Ukrainian pea fritters

Gorohlianyky (Ukrainian: горохляники, also хоми, горохв'яники, горохові котлети), from Ukrainian "goroh", pea) is a traditional Ukrainian dish made from dried pea, a form of fritters or pancakes. The dish was most often prepared during Lent, as well as for the feast of Holy Forty.

==Description==
Gorohlianyky or gorohvyanyky are made from peas puree. Dry peas are soaked and boiled, then mashed to form a smooth, puréed mass.
A 1913 recipe calls for "gorokhvyaniki" made from pea dough: dried peas are ground into flour, which is then kneaded into dough.

Gorokhlyaniki were prepared in two ways: fried or baked.

Two to three tablespoons of wheat or rye flour were added to the pea puree and fried in a well-heated frying pan: with oil during Lent, and with lard during non-fasting days.
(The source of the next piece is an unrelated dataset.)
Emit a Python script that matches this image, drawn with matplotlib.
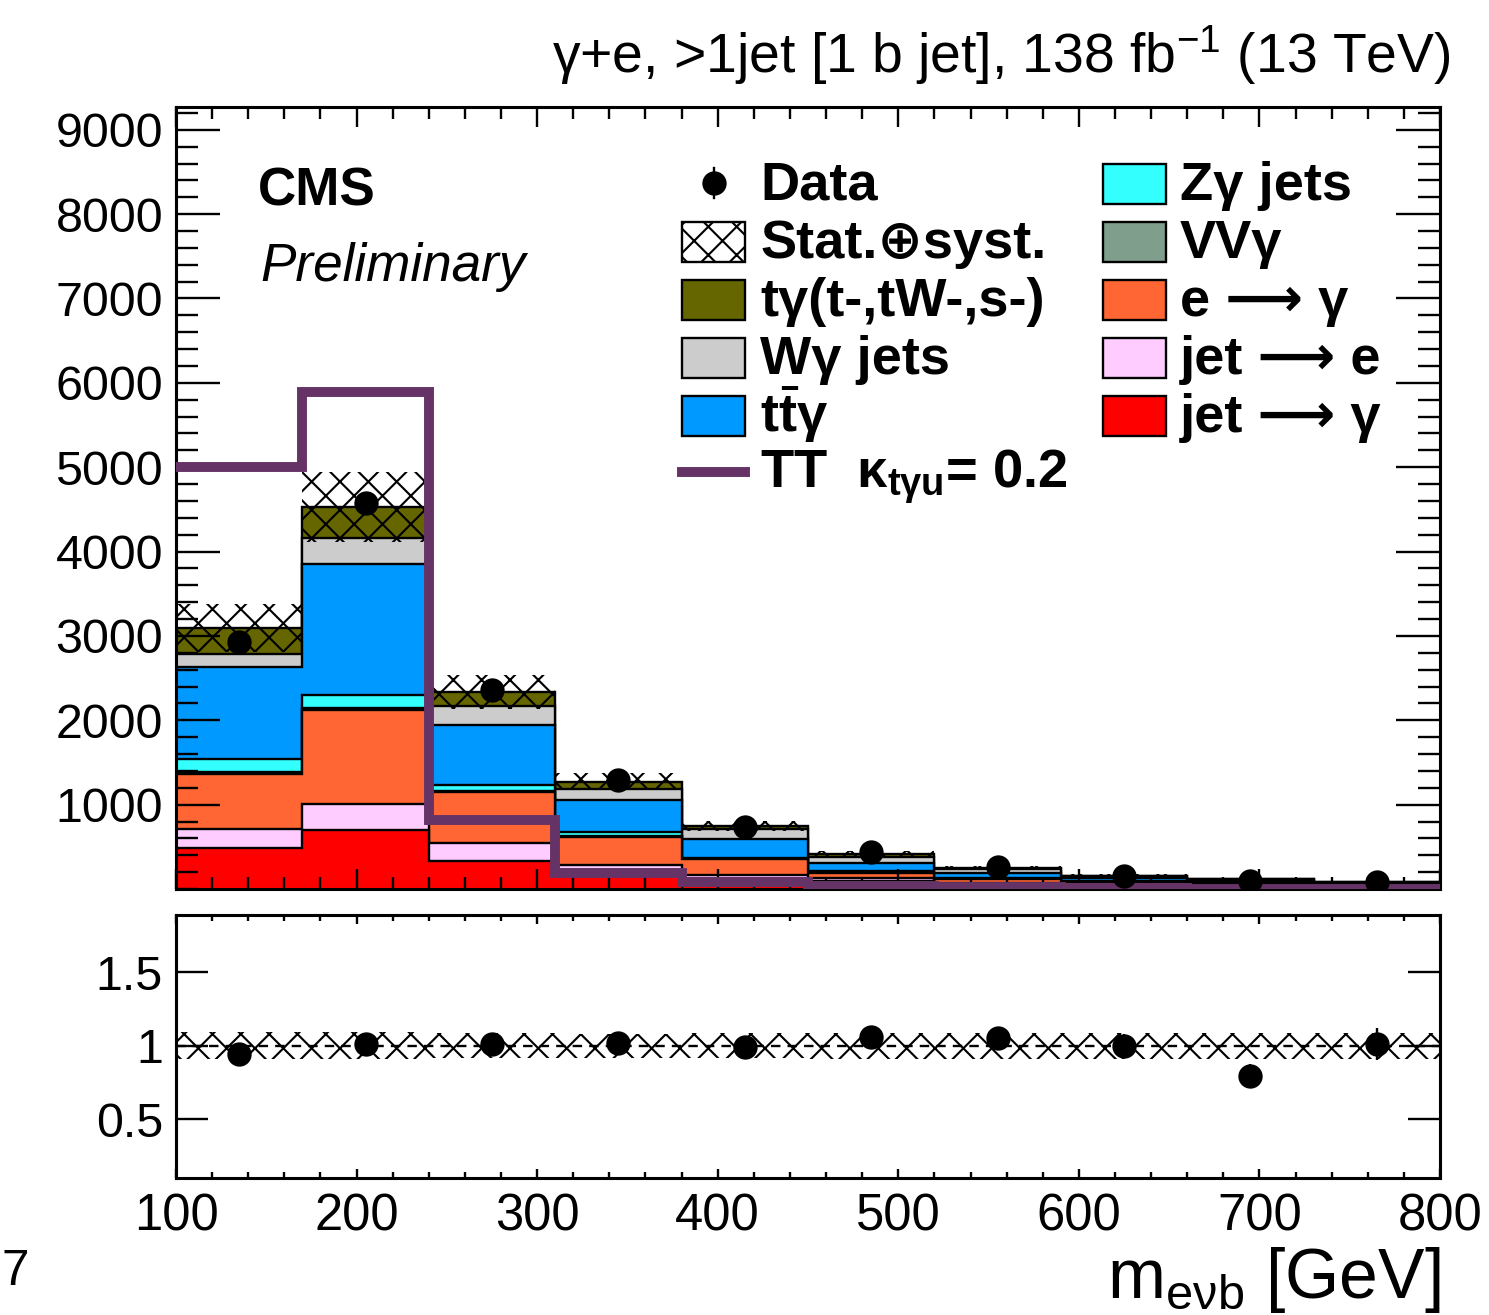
#!/usr/bin/env python3
# m_eνb (γ+e, >1 jet, 1 b jet): stacked backgrounds, data, TT signal,
# with the data/MC ratio in a panel underneath. Saved as out.png.
import numpy as np
import matplotlib
matplotlib.use("Agg")  # headless
import matplotlib.pyplot as plt
from matplotlib.patches import Rectangle
from matplotlib.lines import Line2D
from matplotlib.ticker import MultipleLocator, NullLocator

W, H, DPI = 1489, 1315, 170  # dpi 170 -> 'xx' hatch spacing close to the original

plt.rcParams.update({
    "font.family": ["Liberation Sans", "DejaVu Sans"],
    "mathtext.fontset": "custom",
    "mathtext.rm": "Liberation Sans",
    "mathtext.it": "Liberation Sans:italic",
    "mathtext.bf": "Liberation Sans:bold",
    "hatch.linewidth": 0.9,
    "axes.linewidth": 1.3,
})

# bin edges in GeV
EDGES = [100, 170, 240, 310, 380, 450, 520, 590, 660, 730, 800]

# background yields per bin (stack order, bottom -> top)
JET_GAMMA = [486, 700, 332, 220, 120, 95, 50, 35, 25, 18]
JET_E = [226, 308, 214, 65, 50, 35, 25, 15, 12, 8]
E_GAMMA = [652, 1115, 605, 332, 180, 60, 44, 30, 22, 15]
VV_GAMMA = [20, 20, 10, 10, 5, 5, 3, 2, 2, 1]
Z_GAMMA = [158, 158, 73, 49, 15, 15, 10, 8, 6, 4]
TT_GAMMA = [1091, 1554, 711, 380, 223, 98, 58, 35, 25, 17]
W_GAMMA = [155, 309, 226, 130, 119, 75, 45, 28, 22, 15]
T_GAMMA = [308, 367, 166, 86, 35, 32, 15, 7, 6, 4]

DATA = [2930, 4579, 2360, 1293, 740, 440, 263, 160, 95, 83]
UNC_REL = [0.092, 0.092, 0.086, 0.082, 0.085, 0.09, 0.09, 0.09, 0.09, 0.09]
TT_SIGNAL = [5000, 5896, 818, 190, 83, 35, 18, 10, 5, 3]

RED = "#FF0000"
PINK = "#FFCCFF"
ORANGE = "#FF6633"
SAGE = "#7F9F8C"
CYAN = "#33FFFF"
BLUE = "#0099FF"
GRAY = "#CCCCCC"
OLIVE = "#666600"
PURPLE = "#663366"

FS_TICK = 20.5
FS_LEG = 23
HATCH = "xx"


def px(x):
    return x / W


def py(y):
    return 1 - y / H


def ticks_in(ax):
    ax.tick_params(which="both", direction="in", top=True, right=True,
                   width=1.0, colors="black")


def upper(fig, stack, total):
    ax = fig.add_axes([px(176), py(889), px(1440) - px(176), py(107) - py(889)])
    cum = np.cumsum([np.array(v, float) for v, _ in stack], axis=0)
    # ROOT-style stack: draw the tallest first, each filled from zero
    for (_, color), top in reversed(list(zip(stack, cum))):
        ax.stairs(top, EDGES, baseline=0, fill=True, facecolor=color,
                  edgecolor="black", linewidth=1.0, zorder=1)
    unc = total * np.array(UNC_REL)
    ax.bar(EDGES[:-1], 2 * unc, bottom=total - unc, width=np.diff(EDGES),
           align="edge", fill=False, hatch=HATCH, edgecolor="black",
           linewidth=0, zorder=2)
    ax.stairs(TT_SIGNAL, EDGES, baseline=None, color=PURPLE, linewidth=4.2,
              zorder=3)
    centers = 0.5 * (np.array(EDGES[:-1]) + np.array(EDGES[1:]))
    ax.errorbar(centers, DATA, yerr=np.sqrt(DATA), fmt="o", color="black",
                ms=9.3, elinewidth=1.0, capsize=0, zorder=4)

    ax.set_xlim(100, 800)
    ax.set_ylim(0, 9270)
    ax.set_yticks(range(1000, 10000, 1000))
    ax.yaxis.set_minor_locator(MultipleLocator(200))
    ax.xaxis.set_minor_locator(MultipleLocator(20))
    ticks_in(ax)
    ax.tick_params(axis="y", which="major", length=18.6, pad=5.5,
                   labelsize=FS_TICK)
    ax.tick_params(axis="y", which="minor", length=9.3)
    ax.tick_params(axis="x", which="major", length=8.5)
    ax.tick_params(axis="x", which="minor", length=5)
    ax.tick_params(labelbottom=False)
    return ax


def lower(fig, total):
    ax = fig.add_axes([px(176), py(1178), px(1440) - px(176), py(915) - py(1178)])
    u = np.array(UNC_REL)
    ax.bar(EDGES[:-1], 2 * u, bottom=1 - u, width=np.diff(EDGES),
           align="edge", fill=False, hatch=HATCH, edgecolor="black",
           linewidth=0, zorder=2)
    ax.axhline(1, color="black", ls=(0, (4, 3)), lw=1.0, zorder=3)
    centers = 0.5 * (np.array(EDGES[:-1]) + np.array(EDGES[1:]))
    data = np.array(DATA, float)
    ax.errorbar(centers, data / total, yerr=np.sqrt(data) / total, fmt="o",
                color="black", ms=9.3, elinewidth=1.0, capsize=0, zorder=4)

    ax.set_xlim(100, 800)
    ax.set_ylim(0.1, 1.89)
    ax.set_yticks([0.5, 1, 1.5])
    ax.set_yticklabels(["0.5", "1", "1.5"])
    ax.yaxis.set_minor_locator(NullLocator())
    ax.set_xticks(range(100, 900, 100))
    ax.xaxis.set_minor_locator(MultipleLocator(20))
    ticks_in(ax)
    ax.tick_params(axis="y", which="major", length=13.5, pad=5.5,
                   labelsize=FS_TICK)
    ax.tick_params(axis="x", which="major", length=4, pad=6,
                   labelsize=FS_TICK + 1)
    ax.tick_params(axis="x", which="minor", length=2.5)
    return ax


def legend(fig):
    def box(x0, yc, color=None, hatch=None):
        r = Rectangle((px(x0), py(yc + 20)), px(63), py(0) - py(40),
                      transform=fig.transFigure, facecolor=color or "none",
                      edgecolor="black", linewidth=1.0, hatch=hatch)
        fig.add_artist(r)

    def label(x, ybase, s):
        fig.text(px(x), py(ybase), s, fontsize=FS_LEG, fontweight="bold",
                 ha="left", va="baseline")

    # column 1
    fig.add_artist(Line2D([px(713.5)] * 2, [py(168), py(198)],
                          transform=fig.transFigure, color="black", lw=1.0))
    fig.add_artist(Line2D([px(713.5)], [py(183)], transform=fig.transFigure,
                          marker="o", ms=9.3, color="black", ls="none"))
    label(760, 200, "Data")
    box(682, 242, hatch=HATCH)
    label(760, 258, "Stat.⊕syst.")
    box(682, 300, OLIVE)
    label(760, 316, "tγ(t-,tW-,s-)")
    box(682, 358, GRAY)
    label(760, 374, "Wγ jets")
    box(682, 416, BLUE)
    label(760, 432, r"t$\mathbf{\bar{t}}$γ")
    fig.add_artist(Line2D([px(682), px(745)], [py(472)] * 2,
                          transform=fig.transFigure, color=PURPLE, lw=4.2))
    label(760, 488, r"TT  κ$_{\mathbf{tγu}}$= 0.2")

    # column 2
    for yc, color, text in ((184, CYAN, "Zγ jets"),
                            (242, SAGE, "VVγ"),
                            (300, ORANGE, "e ⟶ γ"),
                            (358, PINK, "jet ⟶ e"),
                            (416, RED, "jet ⟶ γ")):
        box(1103, yc, color)
        label(1180, yc + 16, text)


def main():
    fig = plt.figure(figsize=(W / DPI, H / DPI), dpi=DPI)
    stack = [(JET_GAMMA, RED), (JET_E, PINK), (E_GAMMA, ORANGE),
             (VV_GAMMA, SAGE), (Z_GAMMA, CYAN), (TT_GAMMA, BLUE),
             (W_GAMMA, GRAY), (T_GAMMA, OLIVE)]
    total = np.sum([np.array(v, float) for v, _ in stack], axis=0)

    upper(fig, stack, total)
    lower(fig, total)
    legend(fig)

    fig.text(px(1450), py(73), r"γ+e, >1jet [1 b jet], 138 fb$^{-1}$ (13 TeV)",
             fontsize=23.4, ha="right", va="baseline")
    fig.text(px(258), py(206), "CMS", fontsize=22.5, fontweight="bold",
             ha="left", va="baseline")
    fig.text(px(260), py(281), "Preliminary", fontsize=22.5, style="italic",
             ha="left", va="baseline")
    fig.text(px(1440), py(1298), r"m$_{\mathrm{eνb}}$ [GeV]", fontsize=29.5,
             ha="right", va="baseline")
    fig.text(px(1), py(1285), "7", fontsize=21, ha="left", va="baseline")

    fig.savefig("out.png", dpi=DPI)
    plt.close(fig)


if __name__ == "__main__":
    main()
They were eaten with cracklings, crushed garlic, butter, sour cream, and mushroom sauce.
Alternatively, fried onions, sugar and salt and a little flour were added to the pea puree. All of it was mixed, formed into pampushki and baked in the oven. Traditionally, they were served with hemp seed flour.

In modern recipes, an egg is added to the pea puree. This dish is also called pea cutlet.